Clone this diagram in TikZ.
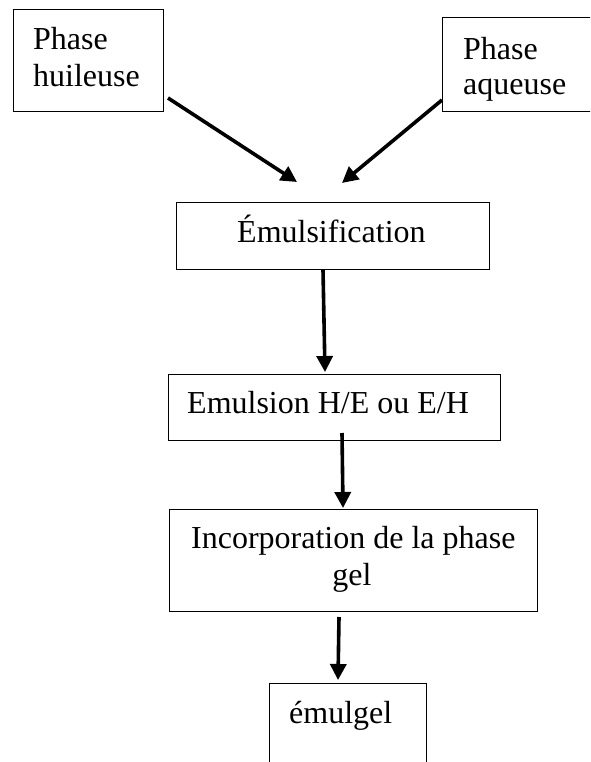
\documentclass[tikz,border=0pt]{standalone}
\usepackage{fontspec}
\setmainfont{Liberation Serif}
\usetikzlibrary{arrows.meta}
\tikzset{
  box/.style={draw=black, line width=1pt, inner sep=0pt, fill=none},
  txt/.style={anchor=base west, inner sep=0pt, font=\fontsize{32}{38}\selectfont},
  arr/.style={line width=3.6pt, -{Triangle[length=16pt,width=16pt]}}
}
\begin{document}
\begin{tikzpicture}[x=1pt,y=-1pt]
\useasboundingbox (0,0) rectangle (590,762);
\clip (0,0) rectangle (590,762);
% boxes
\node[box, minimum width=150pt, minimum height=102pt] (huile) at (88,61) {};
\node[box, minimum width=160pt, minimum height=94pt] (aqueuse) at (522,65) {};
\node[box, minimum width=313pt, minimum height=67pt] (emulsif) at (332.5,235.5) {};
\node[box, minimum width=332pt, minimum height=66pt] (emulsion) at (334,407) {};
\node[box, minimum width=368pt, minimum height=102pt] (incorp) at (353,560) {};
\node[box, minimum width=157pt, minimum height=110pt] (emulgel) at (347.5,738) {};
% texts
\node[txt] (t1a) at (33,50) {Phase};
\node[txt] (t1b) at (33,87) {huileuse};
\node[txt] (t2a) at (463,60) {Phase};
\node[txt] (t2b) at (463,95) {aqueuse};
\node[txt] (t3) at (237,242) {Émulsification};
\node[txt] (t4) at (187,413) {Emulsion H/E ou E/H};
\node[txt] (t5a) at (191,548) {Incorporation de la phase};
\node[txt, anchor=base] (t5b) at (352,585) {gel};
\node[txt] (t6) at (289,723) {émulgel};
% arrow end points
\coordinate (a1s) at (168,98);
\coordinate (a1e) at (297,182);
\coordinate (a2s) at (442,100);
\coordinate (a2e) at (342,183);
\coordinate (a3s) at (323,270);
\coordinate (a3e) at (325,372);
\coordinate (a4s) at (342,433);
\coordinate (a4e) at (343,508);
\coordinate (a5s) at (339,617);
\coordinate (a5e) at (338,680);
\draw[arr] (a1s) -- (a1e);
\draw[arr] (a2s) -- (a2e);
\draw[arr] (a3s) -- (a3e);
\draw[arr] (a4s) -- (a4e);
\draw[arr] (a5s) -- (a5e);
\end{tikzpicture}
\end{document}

====================

> Requirements: Take the listing and print it again exactly, but without any pictures.

> Reply:
Clone this diagram in TikZ.
\documentclass[tikz,border=0pt]{standalone}
\usepackage{fontspec}
\setmainfont{Liberation Serif}
\usetikzlibrary{arrows.meta}
\tikzset{
  box/.style={draw=black, line width=1pt, inner sep=0pt, fill=none},
  txt/.style={anchor=base west, inner sep=0pt, font=\fontsize{32}{38}\selectfont},
  arr/.style={line width=3.6pt, -{Triangle[length=16pt,width=16pt]}}
}
\begin{document}
\begin{tikzpicture}[x=1pt,y=-1pt]
\useasboundingbox (0,0) rectangle (590,762);
\clip (0,0) rectangle (590,762);
% boxes
\node[box, minimum width=150pt, minimum height=102pt] (huile) at (88,61) {};
\node[box, minimum width=160pt, minimum height=94pt] (aqueuse) at (522,65) {};
\node[box, minimum width=313pt, minimum height=67pt] (emulsif) at (332.5,235.5) {};
\node[box, minimum width=332pt, minimum height=66pt] (emulsion) at (334,407) {};
\node[box, minimum width=368pt, minimum height=102pt] (incorp) at (353,560) {};
\node[box, minimum width=157pt, minimum height=110pt] (emulgel) at (347.5,738) {};
% texts
\node[txt] (t1a) at (33,50) {Phase};
\node[txt] (t1b) at (33,87) {huileuse};
\node[txt] (t2a) at (463,60) {Phase};
\node[txt] (t2b) at (463,95) {aqueuse};
\node[txt] (t3) at (237,242) {Émulsification};
\node[txt] (t4) at (187,413) {Emulsion H/E ou E/H};
\node[txt] (t5a) at (191,548) {Incorporation de la phase};
\node[txt, anchor=base] (t5b) at (352,585) {gel};
\node[txt] (t6) at (289,723) {émulgel};
% arrow end points
\coordinate (a1s) at (168,98);
\coordinate (a1e) at (297,182);
\coordinate (a2s) at (442,100);
\coordinate (a2e) at (342,183);
\coordinate (a3s) at (323,270);
\coordinate (a3e) at (325,372);
\coordinate (a4s) at (342,433);
\coordinate (a4e) at (343,508);
\coordinate (a5s) at (339,617);
\coordinate (a5e) at (338,680);
\draw[arr] (a1s) -- (a1e);
\draw[arr] (a2s) -- (a2e);
\draw[arr] (a3s) -- (a3e);
\draw[arr] (a4s) -- (a4e);
\draw[arr] (a5s) -- (a5e);
\end{tikzpicture}
\end{document}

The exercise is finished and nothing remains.